### Exercise details
Return only the lines between the line holding "Convert this chart" and the line holding "-30, -40, -50];", the two boundary lines included, exactly as they appear.

(Dataset entries)
•••••

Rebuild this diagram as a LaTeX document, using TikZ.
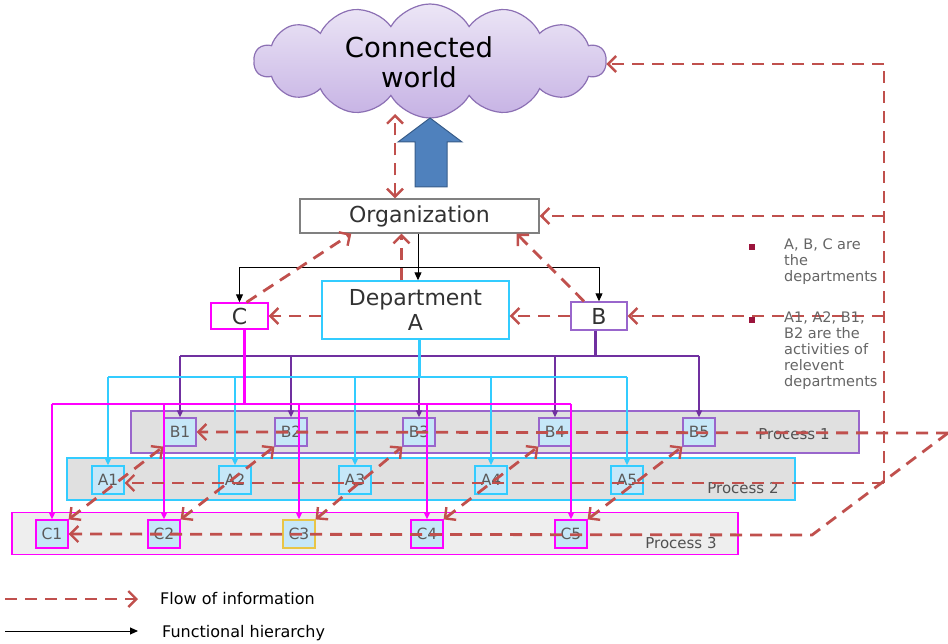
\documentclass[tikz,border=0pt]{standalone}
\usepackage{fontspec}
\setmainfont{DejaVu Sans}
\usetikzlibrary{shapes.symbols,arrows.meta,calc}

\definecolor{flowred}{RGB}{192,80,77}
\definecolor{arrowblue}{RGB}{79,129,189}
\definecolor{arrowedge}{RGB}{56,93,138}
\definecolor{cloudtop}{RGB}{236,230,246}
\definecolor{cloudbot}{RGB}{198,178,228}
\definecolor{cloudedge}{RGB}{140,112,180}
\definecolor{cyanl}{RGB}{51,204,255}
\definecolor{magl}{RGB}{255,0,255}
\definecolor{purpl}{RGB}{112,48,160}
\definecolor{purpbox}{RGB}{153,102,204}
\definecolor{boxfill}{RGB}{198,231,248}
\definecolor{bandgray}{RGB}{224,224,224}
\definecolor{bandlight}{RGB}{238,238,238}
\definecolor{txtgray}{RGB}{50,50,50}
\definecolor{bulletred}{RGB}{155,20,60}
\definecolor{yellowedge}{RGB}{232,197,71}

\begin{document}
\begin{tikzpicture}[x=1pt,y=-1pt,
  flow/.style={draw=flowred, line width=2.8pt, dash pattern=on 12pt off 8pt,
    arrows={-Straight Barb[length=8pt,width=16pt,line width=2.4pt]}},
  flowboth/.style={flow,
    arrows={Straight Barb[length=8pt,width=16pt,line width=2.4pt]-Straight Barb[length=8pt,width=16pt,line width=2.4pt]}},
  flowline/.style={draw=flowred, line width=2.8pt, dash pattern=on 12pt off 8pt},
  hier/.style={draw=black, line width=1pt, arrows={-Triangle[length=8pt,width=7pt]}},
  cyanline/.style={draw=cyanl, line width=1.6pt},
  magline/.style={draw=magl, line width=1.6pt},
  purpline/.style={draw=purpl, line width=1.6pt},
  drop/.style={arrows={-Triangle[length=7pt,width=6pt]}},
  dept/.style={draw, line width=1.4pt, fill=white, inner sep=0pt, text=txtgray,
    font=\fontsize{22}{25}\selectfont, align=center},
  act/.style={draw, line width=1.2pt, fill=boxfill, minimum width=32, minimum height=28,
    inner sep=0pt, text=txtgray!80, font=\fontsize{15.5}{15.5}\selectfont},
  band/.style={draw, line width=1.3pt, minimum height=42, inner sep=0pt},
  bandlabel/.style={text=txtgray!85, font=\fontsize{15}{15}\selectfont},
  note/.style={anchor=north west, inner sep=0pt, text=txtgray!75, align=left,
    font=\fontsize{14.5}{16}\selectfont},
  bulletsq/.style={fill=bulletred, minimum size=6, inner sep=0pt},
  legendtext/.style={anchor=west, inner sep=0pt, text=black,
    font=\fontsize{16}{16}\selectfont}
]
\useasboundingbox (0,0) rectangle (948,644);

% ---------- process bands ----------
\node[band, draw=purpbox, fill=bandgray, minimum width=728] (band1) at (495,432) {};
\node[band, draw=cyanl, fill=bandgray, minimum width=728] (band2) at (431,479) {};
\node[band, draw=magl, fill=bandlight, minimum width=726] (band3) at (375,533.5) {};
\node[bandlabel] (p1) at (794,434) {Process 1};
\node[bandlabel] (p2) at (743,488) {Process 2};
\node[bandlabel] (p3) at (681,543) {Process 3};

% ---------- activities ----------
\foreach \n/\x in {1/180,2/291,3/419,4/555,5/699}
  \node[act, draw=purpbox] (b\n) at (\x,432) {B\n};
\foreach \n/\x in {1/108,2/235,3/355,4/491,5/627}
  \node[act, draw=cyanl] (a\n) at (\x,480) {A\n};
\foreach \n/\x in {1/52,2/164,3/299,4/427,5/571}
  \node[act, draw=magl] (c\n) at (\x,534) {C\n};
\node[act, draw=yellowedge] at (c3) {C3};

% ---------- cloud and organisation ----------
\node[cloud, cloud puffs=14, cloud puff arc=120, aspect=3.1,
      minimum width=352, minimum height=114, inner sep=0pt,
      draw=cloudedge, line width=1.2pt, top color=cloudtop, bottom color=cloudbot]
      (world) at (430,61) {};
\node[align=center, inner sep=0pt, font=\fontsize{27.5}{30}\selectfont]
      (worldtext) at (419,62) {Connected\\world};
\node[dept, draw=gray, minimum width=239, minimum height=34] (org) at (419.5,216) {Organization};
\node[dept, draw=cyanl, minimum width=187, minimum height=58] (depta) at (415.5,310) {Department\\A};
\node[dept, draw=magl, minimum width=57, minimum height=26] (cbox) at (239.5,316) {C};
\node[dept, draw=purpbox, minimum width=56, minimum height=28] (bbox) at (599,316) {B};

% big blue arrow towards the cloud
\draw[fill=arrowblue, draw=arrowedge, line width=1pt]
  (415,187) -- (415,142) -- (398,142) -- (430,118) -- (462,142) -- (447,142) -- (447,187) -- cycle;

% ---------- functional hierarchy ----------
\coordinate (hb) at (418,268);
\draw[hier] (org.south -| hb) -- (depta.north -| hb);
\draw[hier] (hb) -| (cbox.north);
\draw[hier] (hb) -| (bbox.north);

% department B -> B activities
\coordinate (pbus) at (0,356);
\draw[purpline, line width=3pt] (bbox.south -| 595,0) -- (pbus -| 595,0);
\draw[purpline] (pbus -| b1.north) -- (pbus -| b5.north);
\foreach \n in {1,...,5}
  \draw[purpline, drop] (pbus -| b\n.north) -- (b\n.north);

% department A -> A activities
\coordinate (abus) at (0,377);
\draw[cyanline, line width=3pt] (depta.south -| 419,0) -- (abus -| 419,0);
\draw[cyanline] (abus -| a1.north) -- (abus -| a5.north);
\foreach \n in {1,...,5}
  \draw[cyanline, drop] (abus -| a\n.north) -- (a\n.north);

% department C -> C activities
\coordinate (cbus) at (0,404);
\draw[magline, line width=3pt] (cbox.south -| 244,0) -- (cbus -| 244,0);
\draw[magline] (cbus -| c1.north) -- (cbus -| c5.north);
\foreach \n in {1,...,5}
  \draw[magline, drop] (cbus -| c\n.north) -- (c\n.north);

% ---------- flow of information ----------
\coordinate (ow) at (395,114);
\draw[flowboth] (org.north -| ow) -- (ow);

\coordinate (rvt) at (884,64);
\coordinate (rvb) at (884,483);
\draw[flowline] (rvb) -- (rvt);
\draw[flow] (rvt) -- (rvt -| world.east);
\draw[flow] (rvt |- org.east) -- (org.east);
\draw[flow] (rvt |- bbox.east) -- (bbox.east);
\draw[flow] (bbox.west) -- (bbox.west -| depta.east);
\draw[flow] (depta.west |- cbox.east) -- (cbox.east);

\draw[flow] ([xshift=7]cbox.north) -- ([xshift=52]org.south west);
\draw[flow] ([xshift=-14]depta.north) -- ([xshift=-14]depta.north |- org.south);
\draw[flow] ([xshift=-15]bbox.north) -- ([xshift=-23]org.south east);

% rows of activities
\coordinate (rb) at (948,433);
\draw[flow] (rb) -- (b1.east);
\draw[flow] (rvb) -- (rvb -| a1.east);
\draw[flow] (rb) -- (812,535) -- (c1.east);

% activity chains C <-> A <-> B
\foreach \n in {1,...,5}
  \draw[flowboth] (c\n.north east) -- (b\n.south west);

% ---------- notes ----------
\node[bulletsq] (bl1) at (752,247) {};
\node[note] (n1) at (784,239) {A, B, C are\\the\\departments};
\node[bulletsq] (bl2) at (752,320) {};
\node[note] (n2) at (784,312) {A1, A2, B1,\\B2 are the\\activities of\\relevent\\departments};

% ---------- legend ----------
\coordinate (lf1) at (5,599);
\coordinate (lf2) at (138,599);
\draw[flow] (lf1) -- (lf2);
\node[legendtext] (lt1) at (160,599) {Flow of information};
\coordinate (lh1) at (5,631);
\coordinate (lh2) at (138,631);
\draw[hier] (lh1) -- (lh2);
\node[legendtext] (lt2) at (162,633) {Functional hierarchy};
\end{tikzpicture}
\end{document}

•••••

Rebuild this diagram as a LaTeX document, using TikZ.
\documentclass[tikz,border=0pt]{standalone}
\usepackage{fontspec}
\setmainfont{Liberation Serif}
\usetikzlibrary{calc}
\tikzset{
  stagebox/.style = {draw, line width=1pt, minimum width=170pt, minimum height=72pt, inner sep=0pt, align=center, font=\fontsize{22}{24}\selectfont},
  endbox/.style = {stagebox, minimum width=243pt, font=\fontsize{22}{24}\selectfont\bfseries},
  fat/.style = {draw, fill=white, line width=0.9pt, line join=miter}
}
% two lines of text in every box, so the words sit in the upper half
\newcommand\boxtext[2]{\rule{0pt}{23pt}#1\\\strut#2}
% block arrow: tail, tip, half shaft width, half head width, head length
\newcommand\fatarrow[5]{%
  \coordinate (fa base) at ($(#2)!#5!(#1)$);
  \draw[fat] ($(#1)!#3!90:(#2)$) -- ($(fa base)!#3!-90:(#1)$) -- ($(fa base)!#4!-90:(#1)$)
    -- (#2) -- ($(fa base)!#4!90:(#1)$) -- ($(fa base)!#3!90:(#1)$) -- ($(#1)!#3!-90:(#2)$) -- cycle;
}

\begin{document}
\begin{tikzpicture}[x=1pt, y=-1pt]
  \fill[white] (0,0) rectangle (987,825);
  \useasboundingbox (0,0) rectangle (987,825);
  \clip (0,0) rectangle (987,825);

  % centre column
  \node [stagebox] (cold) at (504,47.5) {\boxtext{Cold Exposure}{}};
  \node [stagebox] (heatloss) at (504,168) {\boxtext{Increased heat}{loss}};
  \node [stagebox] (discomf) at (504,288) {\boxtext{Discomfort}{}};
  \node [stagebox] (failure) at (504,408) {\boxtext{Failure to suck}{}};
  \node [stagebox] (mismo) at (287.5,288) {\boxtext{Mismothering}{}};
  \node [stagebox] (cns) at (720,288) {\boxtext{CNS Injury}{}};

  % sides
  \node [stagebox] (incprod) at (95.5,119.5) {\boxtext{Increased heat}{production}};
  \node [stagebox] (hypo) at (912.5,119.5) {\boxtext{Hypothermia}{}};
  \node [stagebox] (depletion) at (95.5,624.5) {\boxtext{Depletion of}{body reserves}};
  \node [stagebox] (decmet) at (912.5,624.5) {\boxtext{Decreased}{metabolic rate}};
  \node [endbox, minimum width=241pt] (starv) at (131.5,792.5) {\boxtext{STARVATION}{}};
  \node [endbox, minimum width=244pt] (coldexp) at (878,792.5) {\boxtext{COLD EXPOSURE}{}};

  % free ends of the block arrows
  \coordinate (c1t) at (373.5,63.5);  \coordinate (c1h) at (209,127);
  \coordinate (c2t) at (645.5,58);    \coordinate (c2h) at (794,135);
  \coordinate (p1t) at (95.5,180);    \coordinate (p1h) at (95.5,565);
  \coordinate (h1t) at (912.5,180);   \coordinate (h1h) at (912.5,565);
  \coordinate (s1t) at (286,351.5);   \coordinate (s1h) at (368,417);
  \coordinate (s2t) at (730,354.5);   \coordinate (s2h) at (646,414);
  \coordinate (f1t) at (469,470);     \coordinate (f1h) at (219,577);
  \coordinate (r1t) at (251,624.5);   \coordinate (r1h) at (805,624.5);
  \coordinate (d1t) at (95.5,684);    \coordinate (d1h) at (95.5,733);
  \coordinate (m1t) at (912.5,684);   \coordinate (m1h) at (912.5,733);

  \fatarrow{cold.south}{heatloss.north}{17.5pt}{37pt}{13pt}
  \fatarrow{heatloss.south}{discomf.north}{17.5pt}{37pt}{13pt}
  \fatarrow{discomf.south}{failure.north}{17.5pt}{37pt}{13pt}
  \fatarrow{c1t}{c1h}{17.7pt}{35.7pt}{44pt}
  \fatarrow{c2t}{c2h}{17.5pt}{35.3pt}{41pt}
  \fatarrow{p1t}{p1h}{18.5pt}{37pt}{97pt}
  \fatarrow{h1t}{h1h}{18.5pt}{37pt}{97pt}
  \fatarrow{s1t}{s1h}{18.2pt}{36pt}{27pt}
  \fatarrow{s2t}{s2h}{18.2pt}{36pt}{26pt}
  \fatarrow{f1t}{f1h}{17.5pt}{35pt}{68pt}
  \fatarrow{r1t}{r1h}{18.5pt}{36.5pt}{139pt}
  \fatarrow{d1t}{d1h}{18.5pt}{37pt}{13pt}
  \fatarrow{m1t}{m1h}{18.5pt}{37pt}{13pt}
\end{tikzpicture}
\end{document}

•••••

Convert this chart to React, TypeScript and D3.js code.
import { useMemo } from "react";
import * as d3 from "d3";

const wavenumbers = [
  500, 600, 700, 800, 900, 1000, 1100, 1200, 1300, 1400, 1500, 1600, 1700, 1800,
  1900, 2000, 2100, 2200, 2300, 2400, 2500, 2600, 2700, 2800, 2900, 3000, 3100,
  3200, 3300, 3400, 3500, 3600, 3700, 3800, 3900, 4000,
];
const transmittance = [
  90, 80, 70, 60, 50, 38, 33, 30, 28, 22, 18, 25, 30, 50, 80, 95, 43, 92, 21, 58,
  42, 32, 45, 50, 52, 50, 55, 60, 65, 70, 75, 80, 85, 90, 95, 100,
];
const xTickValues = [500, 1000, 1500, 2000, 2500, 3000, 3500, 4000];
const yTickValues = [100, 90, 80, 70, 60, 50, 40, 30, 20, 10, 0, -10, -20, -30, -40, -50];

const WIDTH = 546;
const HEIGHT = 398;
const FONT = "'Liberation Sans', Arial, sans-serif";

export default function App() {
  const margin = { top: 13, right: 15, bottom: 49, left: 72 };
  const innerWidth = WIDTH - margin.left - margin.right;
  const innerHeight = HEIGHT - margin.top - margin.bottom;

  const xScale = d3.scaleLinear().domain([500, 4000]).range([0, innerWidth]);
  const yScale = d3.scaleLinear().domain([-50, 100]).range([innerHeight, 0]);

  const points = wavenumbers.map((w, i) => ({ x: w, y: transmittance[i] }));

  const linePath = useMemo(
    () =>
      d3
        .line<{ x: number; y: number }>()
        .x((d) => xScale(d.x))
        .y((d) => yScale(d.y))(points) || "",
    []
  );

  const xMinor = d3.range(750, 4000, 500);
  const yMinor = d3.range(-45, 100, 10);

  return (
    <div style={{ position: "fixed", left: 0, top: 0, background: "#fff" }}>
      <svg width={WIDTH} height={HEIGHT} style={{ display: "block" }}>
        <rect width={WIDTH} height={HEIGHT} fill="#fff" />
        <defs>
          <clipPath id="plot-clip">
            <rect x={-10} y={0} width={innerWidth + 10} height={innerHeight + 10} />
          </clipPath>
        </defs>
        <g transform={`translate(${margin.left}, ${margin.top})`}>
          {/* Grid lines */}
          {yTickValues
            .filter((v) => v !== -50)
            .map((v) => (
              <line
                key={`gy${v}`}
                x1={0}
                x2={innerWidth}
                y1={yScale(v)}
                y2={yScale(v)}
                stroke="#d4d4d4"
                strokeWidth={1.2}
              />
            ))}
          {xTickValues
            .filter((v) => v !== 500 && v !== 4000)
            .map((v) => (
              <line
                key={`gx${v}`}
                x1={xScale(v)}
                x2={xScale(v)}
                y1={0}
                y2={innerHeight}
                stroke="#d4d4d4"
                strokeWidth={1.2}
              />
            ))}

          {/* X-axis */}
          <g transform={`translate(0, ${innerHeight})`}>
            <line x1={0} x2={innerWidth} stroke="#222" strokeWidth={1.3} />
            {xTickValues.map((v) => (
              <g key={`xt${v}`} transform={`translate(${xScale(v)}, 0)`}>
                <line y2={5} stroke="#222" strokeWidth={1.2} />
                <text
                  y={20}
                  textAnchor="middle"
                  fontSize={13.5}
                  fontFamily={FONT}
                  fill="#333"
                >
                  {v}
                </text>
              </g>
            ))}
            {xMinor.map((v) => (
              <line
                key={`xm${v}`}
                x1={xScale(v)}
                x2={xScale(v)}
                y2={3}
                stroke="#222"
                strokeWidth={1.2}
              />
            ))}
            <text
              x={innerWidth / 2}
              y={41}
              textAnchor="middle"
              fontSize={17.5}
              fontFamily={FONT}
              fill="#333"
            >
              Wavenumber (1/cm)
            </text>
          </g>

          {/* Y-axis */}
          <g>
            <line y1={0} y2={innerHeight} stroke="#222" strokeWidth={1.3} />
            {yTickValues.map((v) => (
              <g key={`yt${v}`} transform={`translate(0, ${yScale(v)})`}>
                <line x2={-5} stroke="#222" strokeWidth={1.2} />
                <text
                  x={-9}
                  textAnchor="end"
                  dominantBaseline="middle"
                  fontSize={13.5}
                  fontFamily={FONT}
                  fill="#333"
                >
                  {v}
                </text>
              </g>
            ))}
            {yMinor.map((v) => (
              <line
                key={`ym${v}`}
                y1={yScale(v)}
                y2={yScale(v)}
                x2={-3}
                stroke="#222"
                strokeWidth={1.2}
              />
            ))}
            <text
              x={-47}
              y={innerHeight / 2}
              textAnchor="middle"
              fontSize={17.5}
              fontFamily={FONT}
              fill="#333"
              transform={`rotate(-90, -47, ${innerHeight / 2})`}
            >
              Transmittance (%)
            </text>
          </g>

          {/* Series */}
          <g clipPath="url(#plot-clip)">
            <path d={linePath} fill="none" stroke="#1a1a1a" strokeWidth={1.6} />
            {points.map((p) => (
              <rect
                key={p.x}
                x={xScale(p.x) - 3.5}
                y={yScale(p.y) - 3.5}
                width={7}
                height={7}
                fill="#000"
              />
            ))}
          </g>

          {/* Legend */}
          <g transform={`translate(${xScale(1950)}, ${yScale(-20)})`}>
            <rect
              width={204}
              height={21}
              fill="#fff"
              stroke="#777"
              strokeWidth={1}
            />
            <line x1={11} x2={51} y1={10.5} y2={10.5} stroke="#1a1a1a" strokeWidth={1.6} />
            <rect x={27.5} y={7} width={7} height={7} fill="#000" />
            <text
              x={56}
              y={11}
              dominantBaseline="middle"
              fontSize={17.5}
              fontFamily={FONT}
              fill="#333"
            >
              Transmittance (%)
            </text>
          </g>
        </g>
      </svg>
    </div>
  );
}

•••••

### Response to this task
Convert this chart to React, TypeScript and D3.js code.
import { useMemo } from "react";
import * as d3 from "d3";

const wavenumbers = [
  500, 600, 700, 800, 900, 1000, 1100, 1200, 1300, 1400, 1500, 1600, 1700, 1800,
  1900, 2000, 2100, 2200, 2300, 2400, 2500, 2600, 2700, 2800, 2900, 3000, 3100,
  3200, 3300, 3400, 3500, 3600, 3700, 3800, 3900, 4000,
];
const transmittance = [
  90, 80, 70, 60, 50, 38, 33, 30, 28, 22, 18, 25, 30, 50, 80, 95, 43, 92, 21, 58,
  42, 32, 45, 50, 52, 50, 55, 60, 65, 70, 75, 80, 85, 90, 95, 100,
];
const xTickValues = [500, 1000, 1500, 2000, 2500, 3000, 3500, 4000];
const yTickValues = [100, 90, 80, 70, 60, 50, 40, 30, 20, 10, 0, -10, -20, -30, -40, -50];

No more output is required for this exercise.